[START]
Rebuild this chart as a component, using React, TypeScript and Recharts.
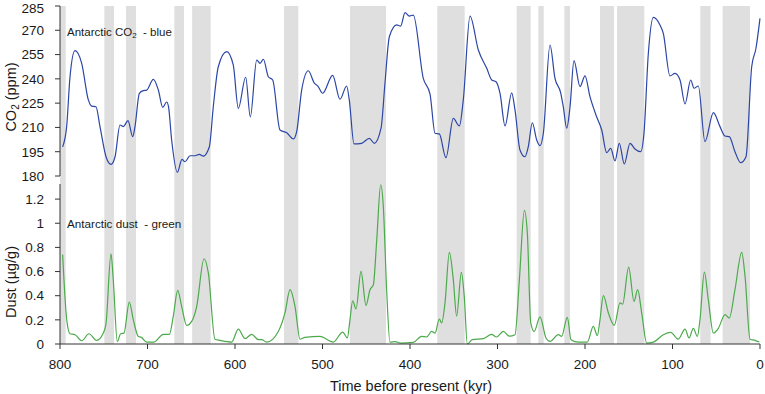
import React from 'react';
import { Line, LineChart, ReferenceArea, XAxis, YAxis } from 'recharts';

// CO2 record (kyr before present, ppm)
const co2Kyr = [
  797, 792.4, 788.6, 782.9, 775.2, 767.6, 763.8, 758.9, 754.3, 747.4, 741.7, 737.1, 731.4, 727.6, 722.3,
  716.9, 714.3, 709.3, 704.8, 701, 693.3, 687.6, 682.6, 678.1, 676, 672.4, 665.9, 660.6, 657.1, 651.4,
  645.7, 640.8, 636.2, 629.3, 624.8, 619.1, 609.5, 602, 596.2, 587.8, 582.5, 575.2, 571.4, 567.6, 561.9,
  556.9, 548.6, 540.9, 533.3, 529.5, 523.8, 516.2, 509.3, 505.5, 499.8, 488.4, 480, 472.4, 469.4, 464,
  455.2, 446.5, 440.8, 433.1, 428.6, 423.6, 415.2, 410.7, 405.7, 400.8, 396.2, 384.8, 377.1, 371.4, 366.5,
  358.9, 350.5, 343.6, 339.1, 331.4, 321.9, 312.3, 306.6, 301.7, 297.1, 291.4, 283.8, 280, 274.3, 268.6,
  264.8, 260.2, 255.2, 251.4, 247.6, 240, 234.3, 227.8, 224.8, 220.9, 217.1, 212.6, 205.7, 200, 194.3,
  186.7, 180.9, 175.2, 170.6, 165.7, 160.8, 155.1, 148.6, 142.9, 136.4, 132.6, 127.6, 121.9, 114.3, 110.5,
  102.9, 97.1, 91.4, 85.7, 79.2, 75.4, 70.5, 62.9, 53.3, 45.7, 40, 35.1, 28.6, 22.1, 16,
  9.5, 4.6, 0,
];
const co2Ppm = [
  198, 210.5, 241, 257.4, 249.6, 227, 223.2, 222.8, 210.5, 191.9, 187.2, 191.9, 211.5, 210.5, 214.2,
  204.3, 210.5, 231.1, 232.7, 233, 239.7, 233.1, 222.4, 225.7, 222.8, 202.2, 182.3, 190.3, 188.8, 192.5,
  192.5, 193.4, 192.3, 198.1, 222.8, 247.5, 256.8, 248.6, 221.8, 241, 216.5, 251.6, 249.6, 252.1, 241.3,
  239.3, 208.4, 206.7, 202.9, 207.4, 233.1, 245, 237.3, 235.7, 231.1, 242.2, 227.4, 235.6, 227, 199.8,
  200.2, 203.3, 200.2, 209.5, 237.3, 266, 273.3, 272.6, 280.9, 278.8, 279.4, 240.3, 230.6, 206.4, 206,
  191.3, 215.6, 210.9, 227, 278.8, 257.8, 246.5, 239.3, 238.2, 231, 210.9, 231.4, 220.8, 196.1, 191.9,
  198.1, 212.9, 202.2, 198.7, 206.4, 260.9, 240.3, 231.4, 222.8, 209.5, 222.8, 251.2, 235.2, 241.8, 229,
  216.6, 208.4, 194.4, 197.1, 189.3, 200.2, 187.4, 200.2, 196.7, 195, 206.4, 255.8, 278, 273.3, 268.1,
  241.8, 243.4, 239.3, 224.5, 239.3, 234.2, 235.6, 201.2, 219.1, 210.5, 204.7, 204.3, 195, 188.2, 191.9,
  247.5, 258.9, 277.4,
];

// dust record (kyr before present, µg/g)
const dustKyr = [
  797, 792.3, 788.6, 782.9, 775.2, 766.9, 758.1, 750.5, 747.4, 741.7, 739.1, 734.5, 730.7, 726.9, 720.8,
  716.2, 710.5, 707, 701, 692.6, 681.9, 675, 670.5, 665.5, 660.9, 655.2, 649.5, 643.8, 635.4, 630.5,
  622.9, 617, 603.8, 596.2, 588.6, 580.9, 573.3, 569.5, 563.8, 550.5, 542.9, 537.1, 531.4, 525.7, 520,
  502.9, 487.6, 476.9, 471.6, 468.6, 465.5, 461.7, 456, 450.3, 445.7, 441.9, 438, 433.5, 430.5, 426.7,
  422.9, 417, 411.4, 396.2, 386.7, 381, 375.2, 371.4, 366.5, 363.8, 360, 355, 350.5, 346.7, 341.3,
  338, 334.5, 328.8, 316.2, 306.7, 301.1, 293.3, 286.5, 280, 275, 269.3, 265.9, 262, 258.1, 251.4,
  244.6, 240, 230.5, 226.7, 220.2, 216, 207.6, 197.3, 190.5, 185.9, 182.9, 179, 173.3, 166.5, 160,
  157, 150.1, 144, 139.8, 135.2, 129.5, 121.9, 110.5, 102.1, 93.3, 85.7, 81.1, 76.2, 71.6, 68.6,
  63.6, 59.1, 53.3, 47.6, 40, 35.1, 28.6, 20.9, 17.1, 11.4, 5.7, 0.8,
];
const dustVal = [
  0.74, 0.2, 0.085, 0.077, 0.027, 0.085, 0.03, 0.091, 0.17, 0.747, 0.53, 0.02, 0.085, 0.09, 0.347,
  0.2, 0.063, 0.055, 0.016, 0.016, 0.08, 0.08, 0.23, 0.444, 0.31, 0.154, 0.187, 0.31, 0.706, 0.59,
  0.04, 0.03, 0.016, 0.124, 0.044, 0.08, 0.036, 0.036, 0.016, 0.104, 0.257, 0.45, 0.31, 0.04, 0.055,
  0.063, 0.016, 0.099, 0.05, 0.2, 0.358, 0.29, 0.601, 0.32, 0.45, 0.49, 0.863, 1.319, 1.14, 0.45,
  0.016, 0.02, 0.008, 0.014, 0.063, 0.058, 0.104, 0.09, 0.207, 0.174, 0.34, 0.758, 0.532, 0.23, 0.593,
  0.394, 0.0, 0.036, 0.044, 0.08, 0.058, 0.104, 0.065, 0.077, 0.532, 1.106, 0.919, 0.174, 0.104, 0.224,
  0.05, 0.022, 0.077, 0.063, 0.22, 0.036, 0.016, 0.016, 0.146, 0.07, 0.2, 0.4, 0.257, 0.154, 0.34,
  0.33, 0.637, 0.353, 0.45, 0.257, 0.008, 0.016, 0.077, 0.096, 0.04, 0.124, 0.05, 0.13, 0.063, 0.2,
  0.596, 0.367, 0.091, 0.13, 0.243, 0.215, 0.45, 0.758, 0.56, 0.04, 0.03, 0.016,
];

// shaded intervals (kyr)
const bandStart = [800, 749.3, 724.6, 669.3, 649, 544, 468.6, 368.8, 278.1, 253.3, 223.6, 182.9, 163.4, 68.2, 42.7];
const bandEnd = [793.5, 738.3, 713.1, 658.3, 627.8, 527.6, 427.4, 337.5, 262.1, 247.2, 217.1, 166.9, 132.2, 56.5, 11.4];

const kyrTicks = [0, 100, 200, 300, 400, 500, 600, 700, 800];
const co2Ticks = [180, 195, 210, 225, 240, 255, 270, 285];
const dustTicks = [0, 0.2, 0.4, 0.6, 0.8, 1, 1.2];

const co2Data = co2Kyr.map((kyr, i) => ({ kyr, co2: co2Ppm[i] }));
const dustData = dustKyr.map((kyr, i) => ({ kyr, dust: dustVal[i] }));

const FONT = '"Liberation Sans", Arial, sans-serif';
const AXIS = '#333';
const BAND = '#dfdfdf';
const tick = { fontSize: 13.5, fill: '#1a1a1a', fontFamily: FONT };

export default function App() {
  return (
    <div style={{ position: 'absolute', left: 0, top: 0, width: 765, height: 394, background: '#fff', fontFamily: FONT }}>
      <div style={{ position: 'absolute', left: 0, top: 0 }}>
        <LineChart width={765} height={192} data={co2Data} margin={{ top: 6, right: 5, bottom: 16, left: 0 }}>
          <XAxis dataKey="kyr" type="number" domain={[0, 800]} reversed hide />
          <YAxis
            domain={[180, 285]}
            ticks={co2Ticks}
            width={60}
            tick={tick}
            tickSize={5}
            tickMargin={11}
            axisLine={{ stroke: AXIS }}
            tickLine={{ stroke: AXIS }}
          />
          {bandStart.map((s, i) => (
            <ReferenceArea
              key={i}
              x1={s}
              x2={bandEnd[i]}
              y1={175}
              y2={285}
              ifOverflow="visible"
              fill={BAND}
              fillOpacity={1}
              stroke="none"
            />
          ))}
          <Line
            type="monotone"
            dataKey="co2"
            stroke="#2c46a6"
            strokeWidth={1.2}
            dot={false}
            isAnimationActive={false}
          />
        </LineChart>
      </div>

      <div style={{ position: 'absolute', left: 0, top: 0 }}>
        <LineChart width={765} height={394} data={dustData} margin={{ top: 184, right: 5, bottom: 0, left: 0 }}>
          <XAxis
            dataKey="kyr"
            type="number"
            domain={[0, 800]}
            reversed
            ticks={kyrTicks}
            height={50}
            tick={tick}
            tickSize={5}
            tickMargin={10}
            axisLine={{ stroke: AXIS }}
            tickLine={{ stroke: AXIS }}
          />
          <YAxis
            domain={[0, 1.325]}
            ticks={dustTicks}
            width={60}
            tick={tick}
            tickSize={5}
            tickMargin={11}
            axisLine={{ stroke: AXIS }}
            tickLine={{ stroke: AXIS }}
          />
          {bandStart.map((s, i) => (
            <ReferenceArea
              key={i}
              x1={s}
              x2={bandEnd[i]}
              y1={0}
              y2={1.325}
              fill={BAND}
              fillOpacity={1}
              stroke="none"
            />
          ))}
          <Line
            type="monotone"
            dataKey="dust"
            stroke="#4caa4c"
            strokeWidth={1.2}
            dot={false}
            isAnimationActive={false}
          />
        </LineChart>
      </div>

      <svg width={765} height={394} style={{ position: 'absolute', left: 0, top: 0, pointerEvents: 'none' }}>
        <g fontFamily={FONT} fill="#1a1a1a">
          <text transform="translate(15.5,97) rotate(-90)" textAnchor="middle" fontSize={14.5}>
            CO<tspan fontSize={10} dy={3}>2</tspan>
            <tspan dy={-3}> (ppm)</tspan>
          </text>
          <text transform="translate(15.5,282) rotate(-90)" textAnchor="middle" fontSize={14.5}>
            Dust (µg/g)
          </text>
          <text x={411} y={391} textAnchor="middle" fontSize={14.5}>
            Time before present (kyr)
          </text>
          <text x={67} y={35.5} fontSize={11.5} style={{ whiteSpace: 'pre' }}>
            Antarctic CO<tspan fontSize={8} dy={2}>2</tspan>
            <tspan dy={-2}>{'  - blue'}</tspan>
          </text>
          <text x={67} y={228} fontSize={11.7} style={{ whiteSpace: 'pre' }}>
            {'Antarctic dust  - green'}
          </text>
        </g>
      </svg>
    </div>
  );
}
[END]
• _Set exercise_:
Give again, word for word, every line from the top of the data above to the line holding "ReferenceArea, XAxis, YAxis", inclusive, with the pictures left out.

• _Answer in full_:
Rebuild this chart as a component, using React, TypeScript and Recharts.
import React from 'react';
import { Line, LineChart, ReferenceArea, XAxis, YAxis } from 'recharts';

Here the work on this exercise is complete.